Give an exact transcription of every line, dropping the images.

DATA PROVIDED:
------

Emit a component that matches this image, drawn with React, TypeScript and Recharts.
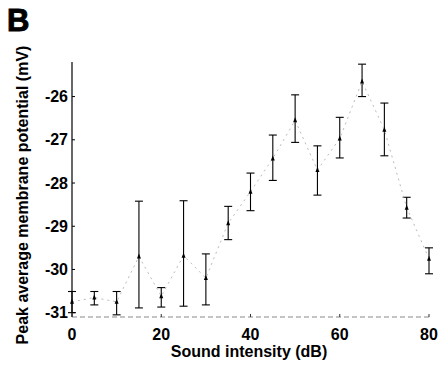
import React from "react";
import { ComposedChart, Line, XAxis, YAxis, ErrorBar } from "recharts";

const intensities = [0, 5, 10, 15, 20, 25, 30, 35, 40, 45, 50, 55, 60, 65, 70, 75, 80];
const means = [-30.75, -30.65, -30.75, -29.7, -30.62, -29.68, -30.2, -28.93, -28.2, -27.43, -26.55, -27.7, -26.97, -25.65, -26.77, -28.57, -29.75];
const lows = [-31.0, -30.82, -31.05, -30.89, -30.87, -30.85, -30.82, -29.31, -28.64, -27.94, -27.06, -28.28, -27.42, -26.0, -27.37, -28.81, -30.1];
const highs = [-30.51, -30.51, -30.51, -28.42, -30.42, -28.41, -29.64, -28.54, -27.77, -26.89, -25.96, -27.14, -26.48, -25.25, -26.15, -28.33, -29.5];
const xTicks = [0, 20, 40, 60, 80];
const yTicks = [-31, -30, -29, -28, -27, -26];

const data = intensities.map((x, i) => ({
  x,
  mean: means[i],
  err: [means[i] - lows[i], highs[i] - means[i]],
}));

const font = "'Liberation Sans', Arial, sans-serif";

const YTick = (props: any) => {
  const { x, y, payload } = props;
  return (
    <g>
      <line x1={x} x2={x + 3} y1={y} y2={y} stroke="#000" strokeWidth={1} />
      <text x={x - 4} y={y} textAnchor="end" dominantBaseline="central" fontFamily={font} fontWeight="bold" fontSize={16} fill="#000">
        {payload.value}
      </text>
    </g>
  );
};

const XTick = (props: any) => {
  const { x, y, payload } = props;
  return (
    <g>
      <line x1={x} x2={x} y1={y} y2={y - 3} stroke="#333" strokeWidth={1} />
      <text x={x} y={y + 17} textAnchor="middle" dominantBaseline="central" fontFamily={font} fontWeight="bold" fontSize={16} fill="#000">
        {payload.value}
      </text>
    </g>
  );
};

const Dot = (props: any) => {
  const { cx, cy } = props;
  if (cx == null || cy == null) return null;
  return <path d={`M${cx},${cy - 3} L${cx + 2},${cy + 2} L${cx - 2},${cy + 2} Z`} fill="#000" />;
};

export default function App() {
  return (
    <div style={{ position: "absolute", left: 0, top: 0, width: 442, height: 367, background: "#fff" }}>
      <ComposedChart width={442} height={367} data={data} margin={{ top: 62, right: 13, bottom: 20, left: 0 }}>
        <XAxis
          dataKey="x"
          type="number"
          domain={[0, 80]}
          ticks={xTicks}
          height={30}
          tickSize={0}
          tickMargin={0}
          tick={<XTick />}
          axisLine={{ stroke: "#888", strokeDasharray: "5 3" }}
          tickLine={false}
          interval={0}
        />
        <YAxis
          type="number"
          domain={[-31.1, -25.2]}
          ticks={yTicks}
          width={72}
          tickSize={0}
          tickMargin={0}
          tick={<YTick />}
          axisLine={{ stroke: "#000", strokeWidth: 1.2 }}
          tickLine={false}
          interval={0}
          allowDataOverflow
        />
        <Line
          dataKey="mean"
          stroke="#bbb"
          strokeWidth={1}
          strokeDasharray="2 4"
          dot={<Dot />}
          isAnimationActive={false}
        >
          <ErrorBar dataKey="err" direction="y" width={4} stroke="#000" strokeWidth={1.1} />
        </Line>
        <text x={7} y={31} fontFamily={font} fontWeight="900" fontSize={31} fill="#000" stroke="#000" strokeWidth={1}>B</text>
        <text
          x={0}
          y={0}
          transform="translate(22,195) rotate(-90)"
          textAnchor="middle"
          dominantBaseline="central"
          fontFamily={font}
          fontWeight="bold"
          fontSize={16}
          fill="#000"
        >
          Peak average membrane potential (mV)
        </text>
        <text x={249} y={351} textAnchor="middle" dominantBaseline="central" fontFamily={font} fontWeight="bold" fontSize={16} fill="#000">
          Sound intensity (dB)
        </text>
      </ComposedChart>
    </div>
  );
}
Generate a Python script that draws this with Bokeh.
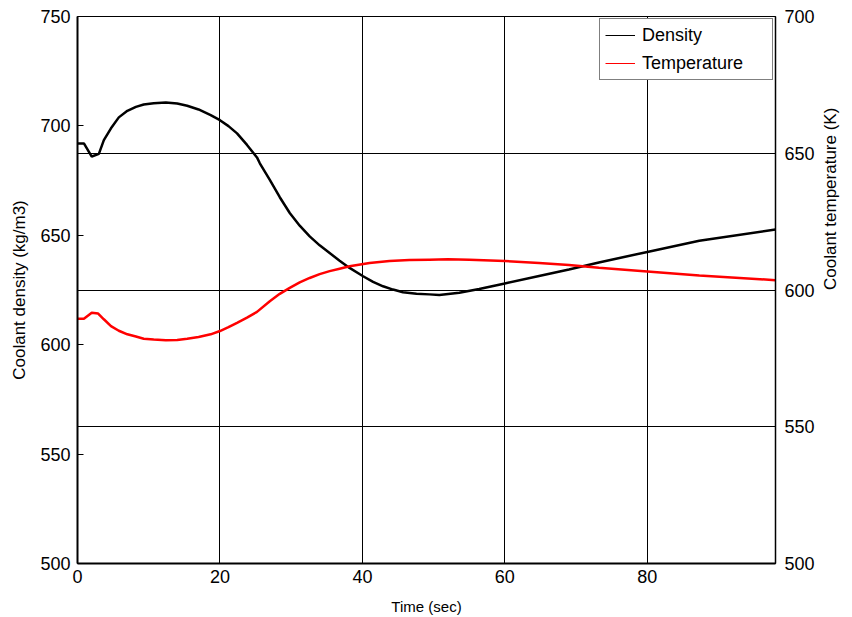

------

WRITTEN SOLUTION:
Emit a component that matches this image, drawn with React, TypeScript and Recharts.
import React from "react";
import { ComposedChart, Line, XAxis, YAxis, ErrorBar } from "recharts";

const intensities = [0, 5, 10, 15, 20, 25, 30, 35, 40, 45, 50, 55, 60, 65, 70, 75, 80];
const means = [-30.75, -30.65, -30.75, -29.7, -30.62, -29.68, -30.2, -28.93, -28.2, -27.43, -26.55, -27.7, -26.97, -25.65, -26.77, -28.57, -29.75];
const lows = [-31.0, -30.82, -31.05, -30.89, -30.87, -30.85, -30.82, -29.31, -28.64, -27.94, -27.06, -28.28, -27.42, -26.0, -27.37, -28.81, -30.1];
const highs = [-30.51, -30.51, -30.51, -28.42, -30.42, -28.41, -29.64, -28.54, -27.77, -26.89, -25.96, -27.14, -26.48, -25.25, -26.15, -28.33, -29.5];
const xTicks = [0, 20, 40, 60, 80];
const yTicks = [-31, -30, -29, -28, -27, -26];

const data = intensities.map((x, i) => ({
  x,
  mean: means[i],
  err: [means[i] - lows[i], highs[i] - means[i]],
}));

const font = "'Liberation Sans', Arial, sans-serif";

const YTick = (props: any) => {
  const { x, y, payload } = props;
  return (
    <g>
      <line x1={x} x2={x + 3} y1={y} y2={y} stroke="#000" strokeWidth={1} />
      <text x={x - 4} y={y} textAnchor="end" dominantBaseline="central" fontFamily={font} fontWeight="bold" fontSize={16} fill="#000">
        {payload.value}
      </text>
    </g>
  );
};

const XTick = (props: any) => {
  const { x, y, payload } = props;
  return (
    <g>
      <line x1={x} x2={x} y1={y} y2={y - 3} stroke="#333" strokeWidth={1} />
      <text x={x} y={y + 17} textAnchor="middle" dominantBaseline="central" fontFamily={font} fontWeight="bold" fontSize={16} fill="#000">
        {payload.value}
      </text>
    </g>
  );
};

const Dot = (props: any) => {
  const { cx, cy } = props;
  if (cx == null || cy == null) return null;
  return <path d={`M${cx},${cy - 3} L${cx + 2},${cy + 2} L${cx - 2},${cy + 2} Z`} fill="#000" />;
};

export default function App() {
  return (
    <div style={{ position: "absolute", left: 0, top: 0, width: 442, height: 367, background: "#fff" }}>
      <ComposedChart width={442} height={367} data={data} margin={{ top: 62, right: 13, bottom: 20, left: 0 }}>
        <XAxis
          dataKey="x"
          type="number"
          domain={[0, 80]}
          ticks={xTicks}
          height={30}
          tickSize={0}
          tickMargin={0}
          tick={<XTick />}
          axisLine={{ stroke: "#888", strokeDasharray: "5 3" }}
          tickLine={false}
          interval={0}
        />
        <YAxis
          type="number"
          domain={[-31.1, -25.2]}
          ticks={yTicks}
          width={72}
          tickSize={0}
          tickMargin={0}
          tick={<YTick />}
          axisLine={{ stroke: "#000", strokeWidth: 1.2 }}
          tickLine={false}
          interval={0}
          allowDataOverflow
        />
        <Line
          dataKey="mean"
          stroke="#bbb"
          strokeWidth={1}
          strokeDasharray="2 4"
          dot={<Dot />}
          isAnimationActive={false}
        >
          <ErrorBar dataKey="err" direction="y" width={4} stroke="#000" strokeWidth={1.1} />
        </Line>
        <text x={7} y={31} fontFamily={font} fontWeight="900" fontSize={31} fill="#000" stroke="#000" strokeWidth={1}>B</text>
        <text
          x={0}
          y={0}
          transform="translate(22,195) rotate(-90)"
          textAnchor="middle"
          dominantBaseline="central"
          fontFamily={font}
          fontWeight="bold"
          fontSize={16}
          fill="#000"
        >
          Peak average membrane potential (mV)
        </text>
        <text x={249} y={351} textAnchor="middle" dominantBaseline="central" fontFamily={font} fontWeight="bold" fontSize={16} fill="#000">
          Sound intensity (dB)
        </text>
      </ComposedChart>
    </div>
  );
}
Generate a Python script that draws this with Bokeh.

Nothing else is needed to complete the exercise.